Витька опустил голову и хотел уйти.
— Ну, хочешь на крови? Ну? — и я схватил свою руку зубами. До крови прокусить не удалось, но красный след от зубов, видно, подействовал на Витьку.
— Только гляди…
Мы стремглав побежали к оврагу. Витька так долго водил меня по колючкам и колдобинам на дне оврага, что я уже готов был подумать, а не валяет ли он ваньку. Но вот он еще раз опасливо огляделся по сторонам и, присев, прошептал:
— Гляди…
В руках он держал бумажку величиною в пол тетрадного листа. На ней рисунок и подпись. Я присел рядом и обомлел. На бумажке были карикатурно изображены наши военачальники — убегают от танков. Внизу жирная бахвальная подпись, сулившая нашей армии поражение.
Мне стало жарко. Витька перевернул листок:
— Вот тут еще.
— Порви, — выдавил я из себя. — Сейчас же!
Витька испуганно смял листок. Я ухватил какую-то щепку и стал рыть землю. Через минуту мы похоронили бумажку и пулей выскочили из оврага. Догнав меня, Витька сказал:
— А таких много.
— Чего много?
— Ну, этих листовок…
Только сейчас понял, что это листовка. Меня оглушила карикатура — как они смеют?!
А война подходила к Дону. В сводках Совинформбюро упоминалась Большая излучина Дона. Я смотрел на карту и видел, что эта излучина острием упирается в Сталинград.
— Здесь самое близкое расстояние от Дона до Волги и нашего города, — говорил я Витьке. — Всего семьдесят километров. Мы с отцом за полдня на лошади доехали…
Костя растерянно смотрел то на меня, то на карту.
— А теперь и окопы совсем рядом роют, — сказал он. — Мама и все рабочие с мебельного ходят пешком. Утром уходят, а вечером домой.
Я знал. Это ближние окопы, а были и дальние, те, которые начал рыть еще осенью сорок первого мой отец. Теперь оттуда все вернулись, там идут бои.

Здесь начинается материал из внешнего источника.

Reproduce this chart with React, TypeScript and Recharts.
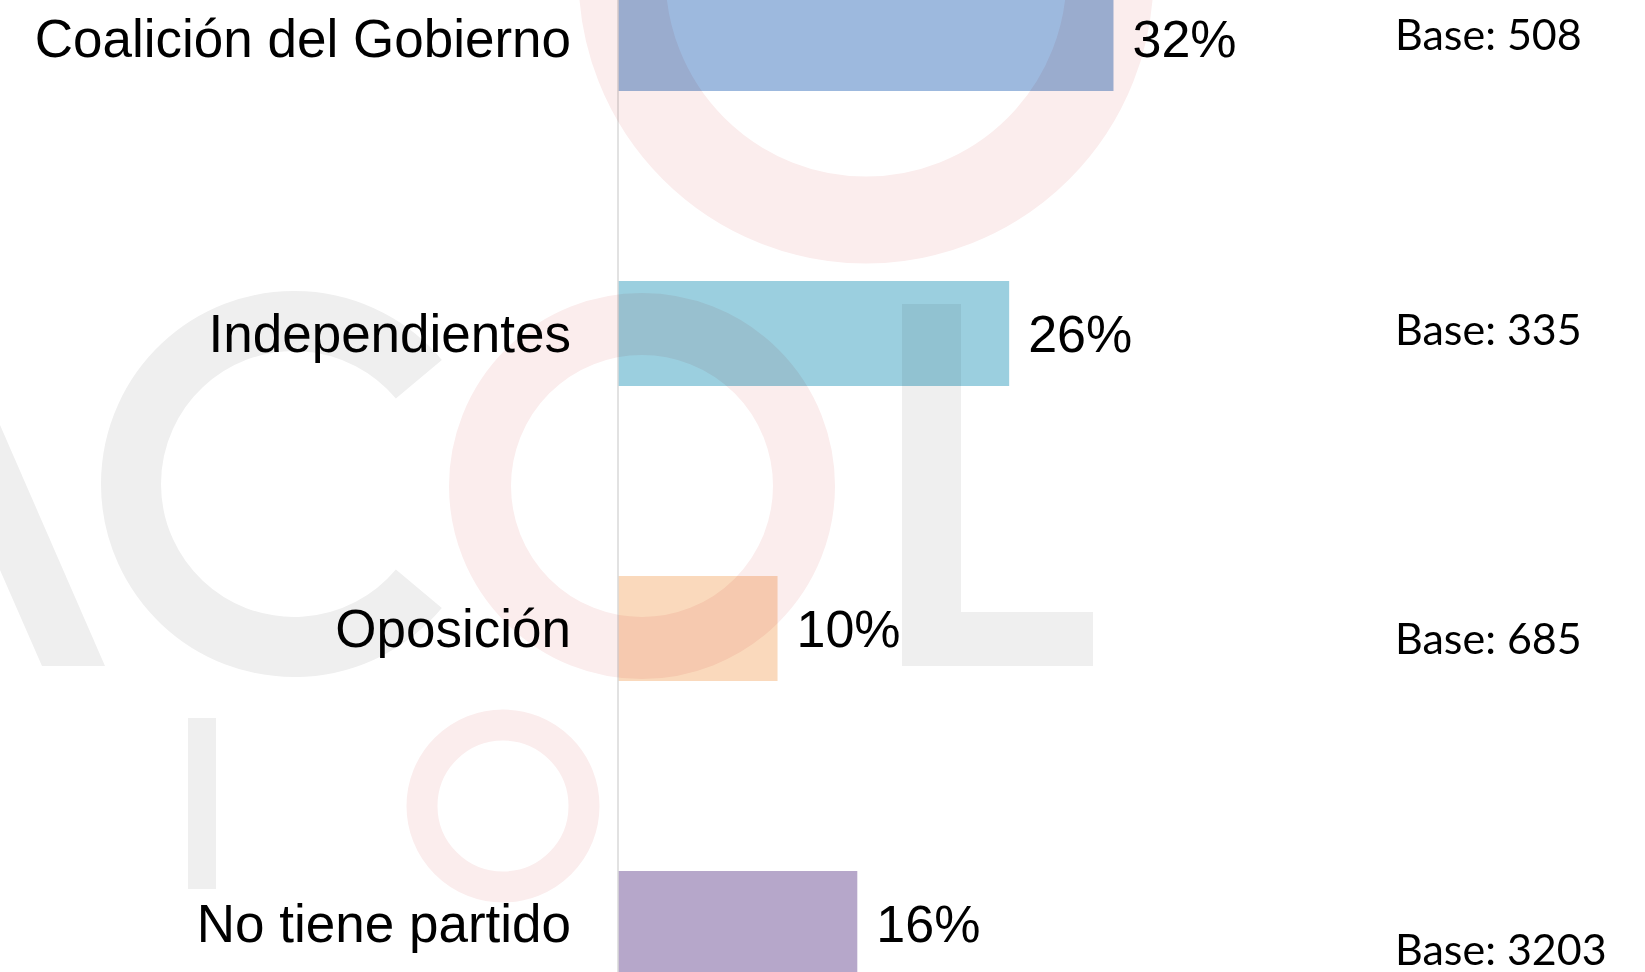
import { BarChart, Bar, XAxis, YAxis, Cell, LabelList } from "recharts"

const categories = ["Coalición del Gobierno", "Independientes", "Oposición", "No tiene partido"]
const shares = [32.3, 25.5, 10.4, 15.6]
const bases = [508, 335, 685, 3203]
const barColors = ["#9DB9DE", "#9BCFDF", "#FAD9BC", "#B6A7CA"]

const data = categories.map((name, i) => ({ name, value: shares[i], base: bases[i], fill: barColors[i] }))

// the base notes don't sit exactly on the bar centres in the original
const baseNudge = [-4, -4, 10, 26]

const PINK = "#FBEDED"
const GRAY = "#EFEFEF"

function CategoryTick({ x, y, payload }: any) {
  return (
    <text x={x} y={y} dy="0.355em" textAnchor="end" fontSize={53} fill="#000" fontFamily="'Liberation Sans', Arial, sans-serif">
      {payload.value}
    </text>
  )
}

function BaseLabel({ y, height, index, value }: any) {
  const cy = Number(y) + Number(height) / 2 + baseNudge[index]
  return (
    <text x={1395} y={cy} dy="0.36em" fontSize={43} fill="#000" fontFamily="Lato, 'Noto Sans', sans-serif">
      {`Base: ${value}`}
    </text>
  )
}

function Watermark() {
  const r = 163
  const cx = 294
  const cy = 484
  const a = (40 * Math.PI) / 180
  const x1 = cx + r * Math.cos(a)
  const yTop = cy - r * Math.sin(a)
  const yBot = cy + r * Math.sin(a)
  return (
    <svg
      width={1645}
      height={972}
      style={{ position: "absolute", left: 0, top: 0, mixBlendMode: "multiply", pointerEvents: "none" }}
    >
      <circle cx={866} cy={-24} r={244} fill="none" stroke={PINK} strokeWidth={87} />
      <path d={`M ${x1} ${yTop} A ${r} ${r} 0 1 0 ${x1} ${yBot}`} fill="none" stroke={GRAY} strokeWidth={60} />
      <polygon points="0,425 105,666 42,666 0,570" fill={GRAY} />
      <circle cx={642} cy={486} r={162} fill="none" stroke={PINK} strokeWidth={62} />
      <rect x={902} y={304} width={59} height={362} fill={GRAY} />
      <rect x={961} y={612} width={132} height={54} fill={GRAY} />
      <rect x={188} y={718} width={28} height={171} fill={GRAY} />
      <circle cx={503} cy={806} r={81} fill="none" stroke={PINK} strokeWidth={31} />
    </svg>
  )
}

export default function App() {
  return (
    <div style={{ position: "absolute", left: 0, top: 0, width: 1645, height: 972, overflow: "hidden", background: "#fff" }}>
      <div style={{ position: "absolute", left: 0, top: -109 }}>
        <BarChart
          width={1645}
          height={1180}
          data={data}
          layout="vertical"
          margin={{ top: 0, right: 260, bottom: 0, left: 0 }}
          barSize={105}
        >
          <XAxis type="number" domain={[0, 50]} hide />
          <YAxis
            type="category"
            dataKey="name"
            width={618}
            tick={<CategoryTick />}
            tickLine={false}
            tickSize={0}
            tickMargin={47}
            axisLine={{ stroke: "#D9D9D9", strokeWidth: 1.5 }}
          />
          <Bar dataKey="value" isAnimationActive={false}>
            {data.map((d, i) => (
              <Cell key={`cell-${i}`} fill={d.fill} />
            ))}
            <LabelList
              dataKey="value"
              position="right"
              offset={19}
              formatter={(v: any) => `${Math.round(Number(v))}%`}
              style={{ fontSize: 52, fill: "#000", fontFamily: "'Liberation Sans', Arial, sans-serif" }}
            />
            <LabelList dataKey="base" content={<BaseLabel />} />
          </Bar>
        </BarChart>
      </div>
      <Watermark />
    </div>
  )
}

Уже после войны я узнал, что эти окопы военные называли внешним и внутренним оборонительными обводами Сталинграда. [4] «Тогда же, в июне сорок второго, началось строительство рубежей второй очереди — внешнего обвода в Серафимовичском и Клетском районах, Камышинского обвода. С 12 июля развернулось строительство четвертого рубежа вокруг Сталинграда. Общая протяженность рубежей обороны достигла 2572 километров. Вручную было вынуто и переброшено 14 миллионов кубометров грунта — больше, чем впоследствии на строительстве Волго-Донского канала. При этом в последние недели работа шла под непрерывными налетами вражеской авиации».
На внутренний обвод выходили почти все. Днем наш поселок словно вымирал. Выходили мы всей школой. Углубляли овраг, превращая его в противотанковый ров. Ходили пешком. И вот тут-то мы, мальчишки, увидели, что война действительно рядом. По буграм, которые опоясывали город, ставили зенитные батареи. В чахлом кустарнике, на взгорках были понатыканы ложные зенитки — два вместе сбитых бревна. Одно короткое, другое длинное. Они, как колодезные журавли, торчали в небо. А настоящие зенитки маскировали, закапывали в землю. Нам приходилось обходить их далеко: стояли часовые.